Look for signs of a professionally run service. Licensed and DBS-checked drivers are a sensible starting point. So is clear communication before the journey, dependable pickup procedures and vehicles that feel appropriate for business use – clean, comfortable and well-presented. For airport runs, flight monitoring and meet-and-greet options add another layer of reassurance, especially if plans change.
This is particularly relevant for professionals travelling from places such as Cheltenham, Gloucester, Stroud or Tewkesbury, where a journey often starts locally but connects to a national rail hub, a major airport or a meeting in another city. The local leg is not a small detail. If that part fails, the whole itinerary is at risk.
A dependable private hire company should also understand that business travellers are not all doing the same thing. Some need a quiet, direct transfer to a terminal. Others are moving between meetings all day. Some are booking for themselves, while others are arranging travel for a colleague, a director or a visiting client. The service should feel organised enough to handle all of those without fuss.
Booking for yourself is different from booking for someone else
When you book your own travel, you can fill in any gaps on the day. When you book for another person, those gaps become problems. That is why delegated booking needs more precision.
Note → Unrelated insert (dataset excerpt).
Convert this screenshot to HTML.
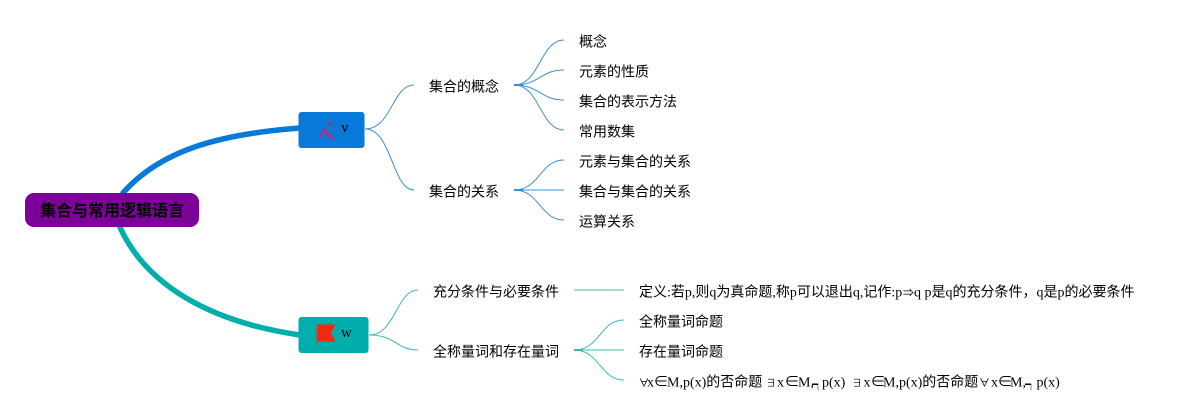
<!DOCTYPE html>
<html>
<head>
<meta charset="utf-8">
<style>
html,body{margin:0;padding:0;background:#fff;width:1195px;height:420px;overflow:hidden}
svg{display:block}
text{font-family:"Liberation Serif","Noto Sans CJK SC",serif;font-size:14px;fill:#000}
.s{font-size:10px}
.a{font-size:11px}
.n{font-size:15px}
.g{font-size:12px}
</style>
</head>
<body>
<svg width="1195" height="420" viewBox="0 0 1195 420" xmlns="http://www.w3.org/2000/svg">
<rect width="1195" height="420" fill="#fff"/>
<!-- main branches -->
<path d="M122 194 C160 150 220 134 300 128" fill="none" stroke="#0779d9" stroke-width="5.500"/>
<path d="M119 225 C145 285 210 322 300 335" fill="none" stroke="#00aeac" stroke-width="5.500"/>
<!-- root -->
<rect x="25" y="193" width="174" height="34" rx="9" fill="#7d0099"/>
<text x="40" y="216" style="font-size:16px;font-weight:bold;font-family:'Noto Sans CJK SC',sans-serif">集合与常用逻辑语言</text>
<!-- blue node -->
<rect x="298.500" y="112" width="66" height="36" rx="3" fill="#0779d9"/>
<g stroke="#c4286e" fill="#c4286e">
<path d="M323 129 L333 139" stroke-width="3.500" stroke-dasharray="2 1" fill="none"/>
<circle cx="320.500" cy="135" r="2" stroke="none"/>
<circle cx="330" cy="123.500" r="1.800" stroke="none"/>
</g>
<text x="341" y="132" style="font-size:15px">v</text>
<!-- teal node -->
<rect x="298.500" y="317" width="70" height="36" rx="3" fill="#00aeac"/>
<path d="M317 324.500 H335.500 L331 333 L335.500 341.500 H317 Z" fill="#f0290f"/>
<path d="M317 324.500 V345" stroke="#c9453a" stroke-width="1" fill="none"/>
<text x="341" y="337" style="font-size:15px">w</text>
<!-- blue connectors -->
<g fill="none" stroke="#3b8fd0" stroke-width="1">
<path d="M365 129 C392 129 392 85 414 85"/>
<path d="M365 129 C392 129 392 190 414 190"/>
<path d="M514 85 C540 85 540 40 564 40"/>
<path d="M514 85 C540 85 540 70 564 70"/>
<path d="M514 85 C540 85 540 100 564 100"/>
<path d="M514 85 C540 85 540 130 564 130"/>
<path d="M514 190 C540 190 540 160 564 160"/>
<path d="M514 190 H564"/>
<path d="M514 190 C540 190 540 220 564 220"/>
<path d="M514 85 H523 M514 190 H523" stroke-width="2"/>
</g>
<!-- teal connectors -->
<g fill="none" stroke="#3ab8b6" stroke-width="1">
<path d="M369 335 C396 335 396 290 418 290"/>
<path d="M369 335 C396 335 396 350 418 350"/>
<path d="M574 290 H624"/>
<path d="M574 350 C600 350 600 320 624 320"/>
<path d="M574 350 H624"/>
<path d="M574 350 C600 350 600 380 624 380"/>
<path d="M574 350 H583" stroke-width="2"/>
</g>
<!-- level 2 labels -->
<text x="429" y="91.500">集合的概念</text>
<text x="429" y="196.500">集合的关系</text>
<text x="433" y="296.500">充分条件与必要条件</text>
<text x="433" y="356.500">全称量词和存在量词</text>
<!-- level 3 labels -->
<text x="579" y="46.500">概念</text>
<text x="579" y="76.500">元素的性质</text>
<text x="579" y="106.500">集合的表示方法</text>
<text x="579" y="136.500">常用数集</text>
<text x="579" y="166.500">元素与集合的关系</text>
<text x="579" y="196.500">集合与集合的关系</text>
<text x="579" y="226.500">运算关系</text>
<text x="639" y="296.500">定义:若p,则q为真命题,称p可以退出q,记作:p<tspan class="a" x="903">⇒</tspan><tspan x="914">q p是q的充分条件，q是p的必要条件</tspan></text>
<text x="639" y="326.500">全称量词命题</text>
<text x="639" y="356.500">存在量词命题</text>
<text y="386.500"><tspan class="a" x="638.500">∀</tspan><tspan x="647">x</tspan><tspan class="n" x="653.500">∈</tspan><tspan x="667">M,p(x)的否命题</tspan><tspan class="s" x="766">∃</tspan><tspan x="777">x</tspan><tspan class="n" x="784.500">∈</tspan><tspan x="798">M,</tspan><tspan class="g" x="812" dy="2">┑</tspan><tspan x="822" dy="-2">p(x)</tspan><tspan class="s" x="852">∃</tspan><tspan x="863.500">x</tspan><tspan class="n" x="870.500">∈</tspan><tspan x="883">M,p(x)的否命题</tspan><tspan class="a" x="979">∀</tspan><tspan x="991">x</tspan><tspan class="n" x="997.500">∈</tspan><tspan x="1010">M,</tspan><tspan class="g" x="1025" dy="2">┑</tspan><tspan x="1036.500" dy="-2">p(x)</tspan></text>
</svg>
</body>
</html>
Make sure the passenger name and contact number are correct, the pickup point is exact, and the destination is fully specified. If the traveller is arriving into the UK, include their flight details and whether they need a meet-and-greet service. If they are heading to an event or office, add any instructions that would help the driver reach the right entrance without delay.
It is also worth thinking about the traveller’s experience, not just the logistics. If you are arranging transport for a client or senior colleague, the service reflects on your business. A punctual, well-managed journey creates confidence before the first handshake. A confused pickup does the opposite.
When repeat journeys are worth standardising
If your work involves regular airport runs or frequent trips to the same office, venue or station, standardising the booking process saves time and reduces mistakes. Keep a preferred pickup window, common destination details and any usual passenger requirements on file. It makes repeat bookings faster and more consistent.
For companies, this can also help with budgeting and internal admin. Staff know what to expect, the business gets clearer oversight of travel spending, and the journey feels less improvised each time. It is a small operational change that often pays off quickly.
Some providers are better set up for this than others. If you regularly arrange professional transport, it is worth using a service that can handle repeat bookings efficiently and keep the standard consistent. That continuity is useful not only for the traveller, but for the person responsible for making sure they get where they need to be on time.
The Kings Cars, for example, is built around that kind of pre-booked reliability, with fixed fares, professional drivers and a straightforward booking process that suits both one-off journeys and ongoing business travel.
The best booking is the one you do early enough
Last-minute bookings are not always avoidable, but they do reduce your options. Booking in advance gives you more control over timing, vehicle availability and journey planning. It also leaves space to correct details before the day itself.
That matters most when the stakes are high – an airport departure, an important meeting, a client collection or a long-distance journey where every stage depends on the one before it. A well-booked trip should feel settled before you step outside, not uncertain until the car arrives.
Business travel is rarely stressful because the journey is long. It becomes stressful when the basics are unclear. If you book with the schedule in mind, give accurate details, choose a properly managed service and confirm the cost upfront, most of the common problems disappear before the wheels start moving.
A good business journey should leave you thinking about the work ahead, not the transport that got you there.